Il governo approva le norme “antistupri”

Con l’ennesimo decreto legge il governo modifica in senso repressivo il codice penale, quello di procedura penale e l’ordinamento penitenziario. Introduce il reato di “atti persecutori”, dopo quello di immigrazione clandestina introdotto col Ddl sulla sicurezza, allunga i tempi della detenzione preventiva, porta a sei mesi il periodo di trattenimento nei CIE (Centri di identificazione ed espulsione), dà il via libera ai sindaci per l’adozione di ronde di volontari ‘per la sicurezza’.

La violenza contro le donne viene dunque affrontata esclusivamente come problema di ordine pubblico, nonostante il movimento delle donne da anni affermi che si tratta innanzitutto di un problema culturale, legato alla percezione che gli uomini hanno del corpo delle donne e della sessualità. Il che spiega perché l’assoluta maggioranza di violenze si consumi entro le mura domestiche.

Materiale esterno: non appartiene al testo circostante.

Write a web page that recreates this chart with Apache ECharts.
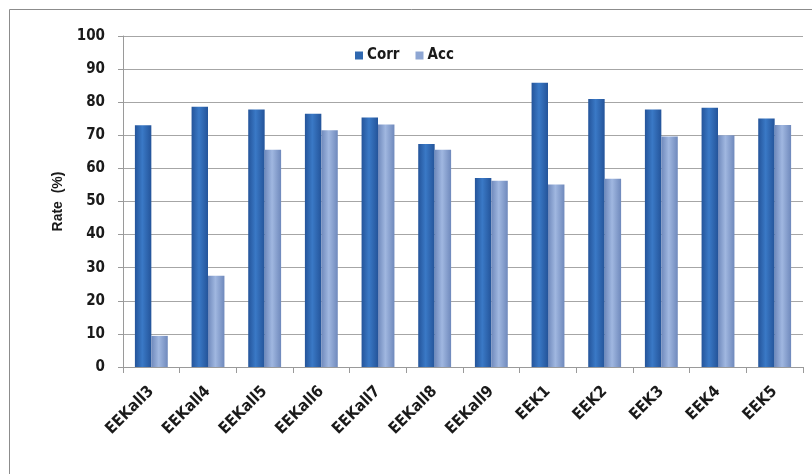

L’unica forma di prevenzione che il decreto prevede è invece l’allungamento della reclusione nei CIE e le ronde (ovviamente fatte da uomini, meglio se ex poliziotti), avvalorando la tesi che i migranti irregolari o in attesa di identificazione siano tutti potenziali stupratori e che siano volontari di sesso maschile, cioè gli autori delle violenze, i più adatti a prevenirle.

Altrettanto grave è l’evidente strumentalità di questo provvedimento, urgente perché a Maroni serviva risolvere subito il problema di adattare la nostra legislazione al contenuto dell’accordo siglato con la Tunisia che prevede i rimpatrii in sei mesi. Per questo gli occorreva un decreto ad hoc che allungasse i tempi dei trattenimenti nei CIE, visto che l’analoga norma contenuta nel Ddl 733 è stata bocciata dal Senato. Altro che misure antistupro! Dopo il disastro di Lampedusa il ministro spera di rispondere così all’emergenza che lì si è determinata a causa delle sue scelte.

D’altra parte, se la preoccupazione fosse davvero soltanto quella di punire la violenza sessuale, il luogo di reclusione a ciò deputato sarebbe la galera, non il CIE.

Insomma, si procede nella codificazione di un diritto speciale per i migranti spacciandola come risposta a problemi culturali e sociali che meriterebbero di essere affrontati con ben altri strumenti.

Infine, il decreto assegna altri 100 milioni per la sicurezza al Ministero dell’Interno, mentre le risorse per l’integrazione degli stranieri ammontano a zero euro. Questo dato basta più di tante parole a esemplificare la politica sull’immigrazione di questo governo: perseguitare, reprimere, cacciare.